Hello,
This question may seem rather straightforward, but I wanted to use several datasets from NCBI GEO Datasets and I have realized that many of them have been deposited (and updated) in previous years, but an attached citation with these datasets is still lacking.
As such:
1- Can I use this dataset and simply refer to the NCBI GEO Series ID in a future publication?
and generally,
2- How well would you trust the dataset(s) if there is no publication/results to read and cross-reference against? It seems a bit odd to find datasets that have been deposited in 2010 for example, but for which a publication is not apparent 3 years later. Or is it simply that the database is not updated as frequently as it should, and I need to probably track the authors for the citations?
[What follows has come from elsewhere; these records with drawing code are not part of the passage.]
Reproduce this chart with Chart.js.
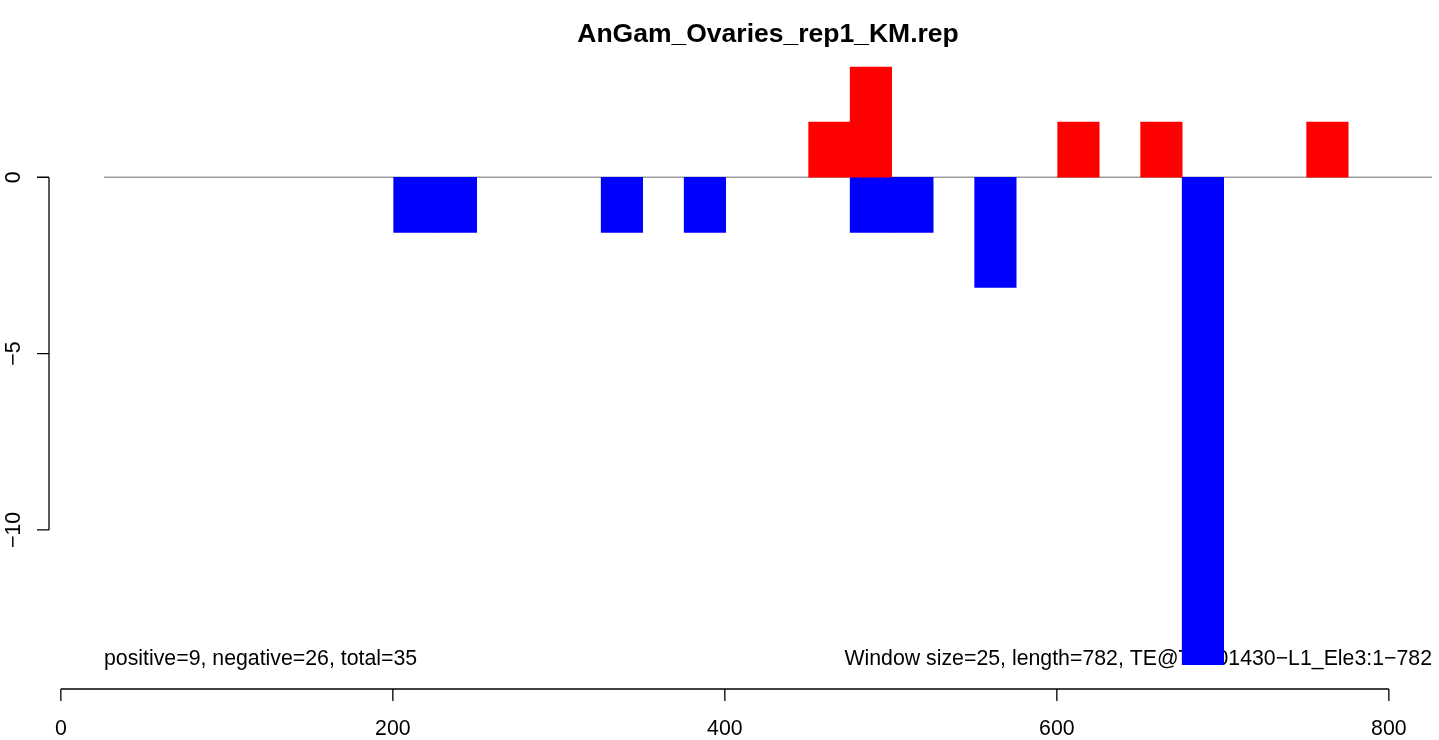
<!DOCTYPE html>
<html>
<head>
<meta charset="utf-8">
<script src="https://cdn.jsdelivr.net/npm/chart.js@4/dist/chart.umd.min.js"></script>
<style>
  html, body { margin: 0; padding: 0; background: #ffffff; }
  #wrap { width: 1439px; height: 740px; position: relative; }
</style>
</head>
<body>
<div id="wrap"><canvas id="c" width="1439" height="740"></canvas></div>
<script>
// ---- data ----
const title = "AnGam_Ovaries_rep1_KM.rep";
const leftNote = "positive=9, negative=26, total=35";
const rightNote = "Window size=25, length=782, TE@TF001430\u2212L1_Ele3:1\u2212782";
const windowSize = 25;
const windowStarts = [1, 26, 51, 76, 101, 126, 151, 176, 201, 226, 251, 276, 301, 326, 351, 376,
                      401, 426, 451, 476, 501, 526, 551, 576, 601, 626, 651, 676, 701, 726, 751, 776];
const positiveValues = [null, null, null, null, null, null, null, null, null, null, null, null, null, null, null, null,
                        null, null, 1.5625, 3.125, null, null, null, null, 1.5625, null, 1.5625, null, null, null, 1.5625, null];
const negativeValues = [null, null, null, null, null, null, null, null, -1.5625, -1.5625, null, null, null, -1.5625, null, -1.5625,
                        null, null, null, -1.5625, -1.5625, null, -3.125, null, null, null, null, -14.0625, null, null, null, null];
const xTicks = [0, 200, 400, 600, 800];
const yTicks = [0, -5, -10];
const xRange = [26, 826];
const yRange = [-13.83, 3.41];

const centers = windowStarts.map(s => s + (windowSize - 1) / 2);
const posData = centers.map((x, i) => ({ x: x, y: positiveValues[i] }));
const negData = centers.map((x, i) => ({ x: x, y: negativeValues[i] }));

const FONT = "'Liberation Sans', Arial, Helvetica, sans-serif";
const FS = 21.3;

const rPlot = {
  id: 'rPlot',
  beforeDatasetsDraw(chart) {
    const ctx = chart.ctx;
    const ca = chart.chartArea;
    const ys = chart.scales.y;
    ctx.save();
    // zero reference line
    ctx.strokeStyle = '#9e9e9e';
    ctx.lineWidth = 1.3;
    const y0 = ys.getPixelForValue(0);
    ctx.beginPath();
    ctx.moveTo(ca.left, y0);
    ctx.lineTo(ca.right, y0);
    ctx.stroke();
    // bottom notes
    ctx.fillStyle = '#000';
    ctx.font = FS + 'px ' + FONT;
    ctx.textBaseline = 'alphabetic';
    ctx.textAlign = 'left';
    ctx.fillText(leftNote, ca.left, 665);
    ctx.textAlign = 'right';
    ctx.fillText(rightNote, ca.right, 665);
    ctx.restore();
  },
  afterDraw(chart) {
    const ctx = chart.ctx;
    const ca = chart.chartArea;
    const xs = chart.scales.x;
    const ys = chart.scales.y;
    ctx.save();
    ctx.strokeStyle = '#000';
    ctx.fillStyle = '#000';
    ctx.lineWidth = 1.3;
    // title
    ctx.font = 'bold 26.5px ' + FONT;
    ctx.textAlign = 'center';
    ctx.textBaseline = 'middle';
    ctx.fillText(title, (ca.left + ca.right) / 2, 34.5);
    // x axis
    const axY = 689;
    ctx.beginPath();
    ctx.moveTo(xs.getPixelForValue(xTicks[0]), axY);
    ctx.lineTo(xs.getPixelForValue(xTicks[xTicks.length - 1]), axY);
    xTicks.forEach(t => {
      const px = xs.getPixelForValue(t);
      ctx.moveTo(px, axY);
      ctx.lineTo(px, axY + 12);
    });
    ctx.stroke();
    ctx.font = FS + 'px ' + FONT;
    ctx.textAlign = 'center';
    ctx.textBaseline = 'middle';
    xTicks.forEach(t => {
      ctx.fillText(String(t), xs.getPixelForValue(t), 729);
    });
    // y axis
    const axX = 49;
    ctx.beginPath();
    ctx.moveTo(axX, ys.getPixelForValue(yTicks[0]));
    ctx.lineTo(axX, ys.getPixelForValue(yTicks[yTicks.length - 1]));
    yTicks.forEach(t => {
      const py = ys.getPixelForValue(t);
      ctx.moveTo(axX, py);
      ctx.lineTo(axX - 12, py);
    });
    ctx.stroke();
    yTicks.forEach(t => {
      const py = ys.getPixelForValue(t);
      ctx.save();
      ctx.translate(14, py);
      ctx.rotate(-Math.PI / 2);
      ctx.textAlign = 'center';
      ctx.textBaseline = 'middle';
      ctx.fillText(t < 0 ? '\u2212' + Math.abs(t) : String(t), 0, 0);
      ctx.restore();
    });
    ctx.restore();
  }
};

new Chart(document.getElementById('c'), {
  type: 'bar',
  data: {
    datasets: [
      { label: 'positive', data: posData, backgroundColor: '#ff0000', borderWidth: 0,
        categoryPercentage: 1, barPercentage: 1, grouped: false },
      { label: 'negative', data: negData, backgroundColor: '#0000ff', borderWidth: 0,
        categoryPercentage: 1, barPercentage: 1, grouped: false }
    ]
  },
  options: {
    responsive: false,
    animation: false,
    layout: { padding: { left: 104, right: 7, top: 57, bottom: 75 } },
    plugins: { legend: { display: false }, tooltip: { enabled: false }, title: { display: false } },
    scales: {
      x: { type: 'linear', display: false, offset: false, min: xRange[0], max: xRange[1] },
      y: { type: 'linear', display: false, min: yRange[0], max: yRange[1] }
    }
  },
  plugins: [rPlot]
});
</script>
</body>
</html>
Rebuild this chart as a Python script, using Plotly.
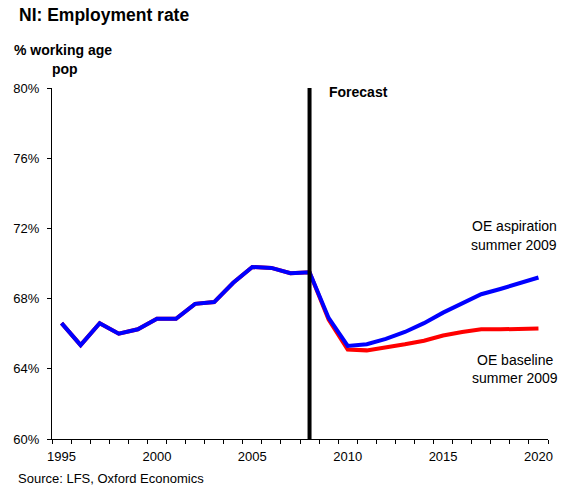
import plotly.graph_objects as go

# Northern Ireland employment rate, % of working-age population
years = list(range(1995, 2021))
aspiration = [66.6, 65.35, 66.6, 66.0, 66.25, 66.85, 66.85, 67.7, 67.8, 68.9,
              69.8, 69.75, 69.45, 69.5,
              66.9, 65.3, 65.4, 65.7, 66.1, 66.6, 67.2, 67.75, 68.25, 68.55,
              68.85, 69.2]
baseline = [66.6, 65.35, 66.6, 66.0, 66.25, 66.85, 66.85, 67.7, 67.8, 68.9,
            69.8, 69.75, 69.45, 69.5,
            66.8, 65.1, 65.05, 65.2, 65.4, 65.6, 65.9, 66.1, 66.25, 66.25,
            66.3, 66.3]
forecast_year = 2008
y_ticks = [60, 64, 68, 72, 76, 80]
x_labels = [1995, 2000, 2005, 2010, 2015, 2020]

W, H = 565, 488
L, R, T, B = 52, 13, 88, 49
PW, PH = W - L - R, H - T - B
FONT = "Liberation Sans, Arial, sans-serif"


def px(x):
    return (x - L) / PW


def py(y):
    return (H - B - y) / PH


fig = go.Figure()
fig.add_trace(go.Scatter(x=years, y=baseline, mode="lines",
                         line=dict(color="#ff0000", width=4),
                         name="OE baseline summer 2009"))
fig.add_trace(go.Scatter(x=years, y=aspiration, mode="lines",
                         line=dict(color="#0000ff", width=4),
                         name="OE aspiration summer 2009"))

# forecast divider
fig.add_shape(type="line", xref="x", yref="y", x0=forecast_year, x1=forecast_year,
              y0=60, y1=80.3, line=dict(color="black", width=4))

ann = [
    dict(text="<b>NI: Employment rate</b>", x=px(17), y=py(15), size=17.5, xanchor="left"),
    dict(text="<b>% working age</b>", x=px(12), y=py(50), size=14, xanchor="left"),
    dict(text="<b>pop</b>", x=px(65), y=py(69), size=14, xanchor="center"),
    dict(text="<b>Forecast</b>", x=px(329), y=py(92), size=14, xanchor="left"),
    dict(text="OE aspiration", x=px(518), y=py(226), size=14, xanchor="center"),
    dict(text="summer 2009", x=px(518), y=py(245), size=14, xanchor="center"),
    dict(text="OE baseline", x=px(519), y=py(360), size=14, xanchor="center"),
    dict(text="summer 2009", x=px(519), y=py(378), size=14, xanchor="center"),
    dict(text="Source: LFS, Oxford Economics", x=px(16), y=py(479), size=13, xanchor="left"),
]
for a in ann:
    fig.add_annotation(text=a["text"], x=a["x"], y=a["y"], xref="paper", yref="paper",
                       xanchor=a["xanchor"], yanchor="middle", showarrow=False,
                       font=dict(family=FONT, size=a["size"], color="black"))

# category boundaries for the year ticks
boundaries = [y - 0.5 for y in years] + [years[-1] + 0.5]

fig.update_layout(
    width=W, height=H,
    margin=dict(l=L, r=R, t=T, b=B, pad=0),
    paper_bgcolor="white", plot_bgcolor="white",
    showlegend=False,
    font=dict(family=FONT, size=13, color="black"),
    xaxis=dict(
        range=[1994.5, 2020.5], showgrid=False, zeroline=False,
        showline=True, linecolor="black", linewidth=1,
        tickmode="array", tickvals=boundaries, ticktext=[""] * len(boundaries),
        ticks="outside", ticklen=4, tickcolor="black", tickwidth=1,
    ),
    xaxis2=dict(
        range=[1994.5, 2020.5], overlaying="x", anchor="y", side="bottom",
        showgrid=False, zeroline=False, showline=False,
        tickmode="array", tickvals=x_labels, ticktext=[str(v) for v in x_labels],
        ticks="", ticklabelstandoff=8,
        tickfont=dict(family=FONT, size=13, color="black"),
    ),
    yaxis=dict(
        range=[60, 80], showgrid=False, zeroline=False,
        showline=True, linecolor="black", linewidth=1,
        tickmode="array", tickvals=y_ticks, ticktext=[f"{v}%" for v in y_ticks],
        ticks="outside", ticklen=4, tickcolor="black", tickwidth=1,
        ticklabelstandoff=5,
        tickfont=dict(family=FONT, size=13, color="black"),
    ),
)
# invisible trace so the label axis is drawn
fig.add_trace(go.Scatter(x=[years[0]], y=[None], xaxis="x2", yaxis="y",
                         mode="lines", showlegend=False, hoverinfo="skip"))

fig.write_html("out.html")
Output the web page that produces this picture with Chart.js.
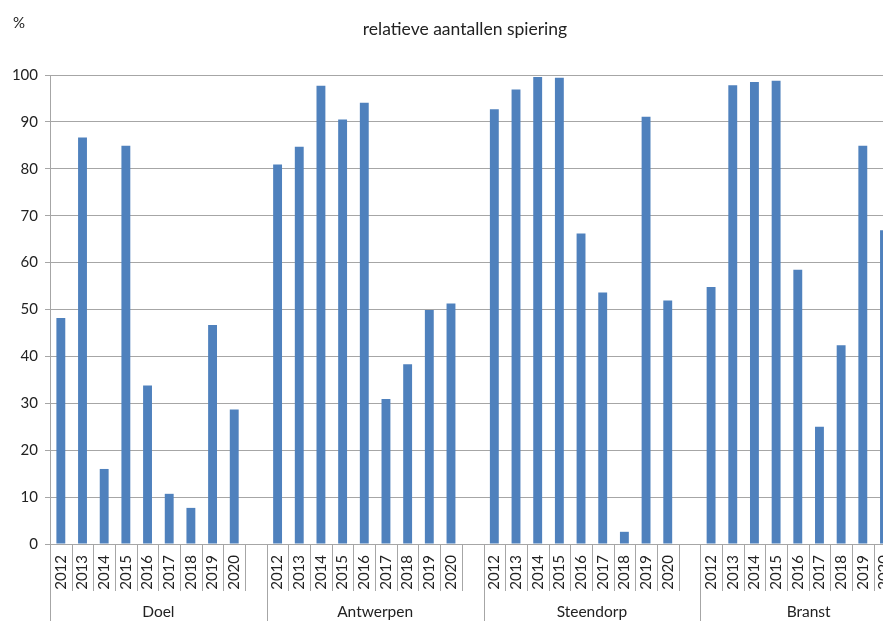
<!DOCTYPE html>
<html>
<head>
<meta charset="utf-8">
<script src="https://cdn.jsdelivr.net/npm/chart.js@4.4.1/dist/chart.umd.min.js"></script>
<style>
  html, body { margin: 0; padding: 0; background: #fff; overflow: hidden; }
  #wrap { width: 917px; height: 621px; }
</style>
</head>
<body>
<div id="wrap"><canvas id="chart" width="917" height="621"></canvas></div>
<script>
// Data
const sites = ['Doel', 'Antwerpen', 'Steendorp', 'Branst'];
const years = ['2012', '2013', '2014', '2015', '2016', '2017', '2018', '2019', '2020'];
const doel = [48.2, 86.7, 16.0, 84.9, 33.8, 10.7, 7.7, 46.7, 28.7];
const antwerpen = [80.9, 84.7, 97.7, 90.5, 94.1, 30.9, 38.3, 49.9, 51.3];
const steendorp = [92.7, 96.9, 99.6, 99.4, 66.2, 53.6, 2.6, 91.1, 51.9];
const branst = [54.8, 97.8, 98.5, 98.8, 58.5, 25.0, 42.4, 84.9, 66.9];
const yTicks = [0, 10, 20, 30, 40, 50, 60, 70, 80, 90, 100];

// each site gets its years plus one empty slot
const labels = [];
const values = [];
[doel, antwerpen, steendorp, branst].forEach(function(series) {
    years.forEach(function(y, i) {
        labels.push(y);
        values.push(series[i]);
    });
    labels.push('');
    values.push(null);
});

const FONT = 'Lato, "Open Sans", sans-serif';
const GRID = '#a6a6a6';

// title, % sign, multi-level axis separators and site names
const extras = {
    id: 'extras',
    afterDraw(chart) {
        const ctx = chart.ctx;
        const x = chart.scales.x;
        const area = chart.chartArea;
        const half = (x.getPixelForValue(1) - x.getPixelForValue(0)) / 2;
        ctx.save();
        ctx.strokeStyle = GRID;
        ctx.lineWidth = 1;
        for (let i = 0; i <= labels.length; i++) {
            const px = Math.round(x.getPixelForValue(i) - half) + 0.5;
            ctx.beginPath();
            ctx.moveTo(px, area.bottom);
            ctx.lineTo(px, i % 10 === 0 ? chart.height : area.bottom + 47);
            ctx.stroke();
        }
        ctx.fillStyle = '#222';
        ctx.textAlign = 'center';
        ctx.textBaseline = 'middle';
        ctx.font = '15.5px ' + FONT;
        sites.forEach(function(s, g) {
            ctx.fillText(s, x.getPixelForValue(g * 10 + 4.5), 612);
        });
        ctx.font = '17.5px ' + FONT;
        ctx.fillText('relatieve aantallen spiering', 465, 29);
        ctx.font = '15px ' + FONT;
        ctx.textAlign = 'left';
        ctx.fillText('%', 13, 23);
        ctx.restore();
    }
};

document.addEventListener('DOMContentLoaded', function() {
    const ctx = document.getElementById('chart').getContext('2d');
    new Chart(ctx, {
        type: 'bar',
        data: {
            labels: labels,
            datasets: [{
                data: values,
                backgroundColor: '#4f81bd',
                borderWidth: 0,
                categoryPercentage: 1,
                barPercentage: 0.41
            }]
        },
        options: {
            responsive: false,
            animation: false,
            layout: { padding: { top: 75, right: 0, left: 0, bottom: 0 } },
            plugins: {
                legend: { display: false },
                tooltip: { enabled: false }
            },
            scales: {
                y: {
                    min: 0,
                    max: 100,
                    afterFit: function(s) { s.width = 50; s.paddingTop = 0; s.paddingBottom = 0; },
                    afterBuildTicks: function(s) { s.ticks = yTicks.map(v => ({ value: v })); },
                    border: { color: GRID },
                    grid: { color: GRID, tickLength: 5 },
                    ticks: {
                        padding: 7,
                        color: '#222',
                        font: { family: FONT, size: 15 }
                    }
                },
                x: {
                    afterFit: function(s) { s.height = 77; s.paddingLeft = 0; s.paddingRight = 0; },
                    border: { color: GRID },
                    grid: { display: false, drawTicks: false },
                    ticks: {
                        autoSkip: false,
                        minRotation: 90,
                        maxRotation: 90,
                        padding: 11,
                        color: '#222',
                        font: { family: FONT, size: 15 }
                    }
                }
            }
        },
        plugins: [extras]
    });
});
</script>
</body>
</html>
Thoughts and advice from the bioinformatics community would be appreciated.
Thank you!
Deena
As an editorial comment, unpublished data are just as expensive to produce as published data, so making them available is valuable. We, as a community, should thank our colleagues (and not all of them are academics, and include industry, also) when they provide such data (assuming that the quality is such as to be useful)!
It depends of data itself. If there is no publication, I prefer not to use such data in serious research. If i use not my\my lab data, furthermore, not published data i feel like i am chiseler, lol. And i usually read description of the project in the database. Authors often mention that data is not published and ask for emailing them if someone want to use their dataset.
I would add that sometimes people doesn't care to update the data submission with a citation. I have seen a number of datasets in GEO with no citation, but the GEO accession of the dataset was given in publication. So my guess is that if you dig down a little bit for the datasets with no citation, sometimes you may find a corresponding publication.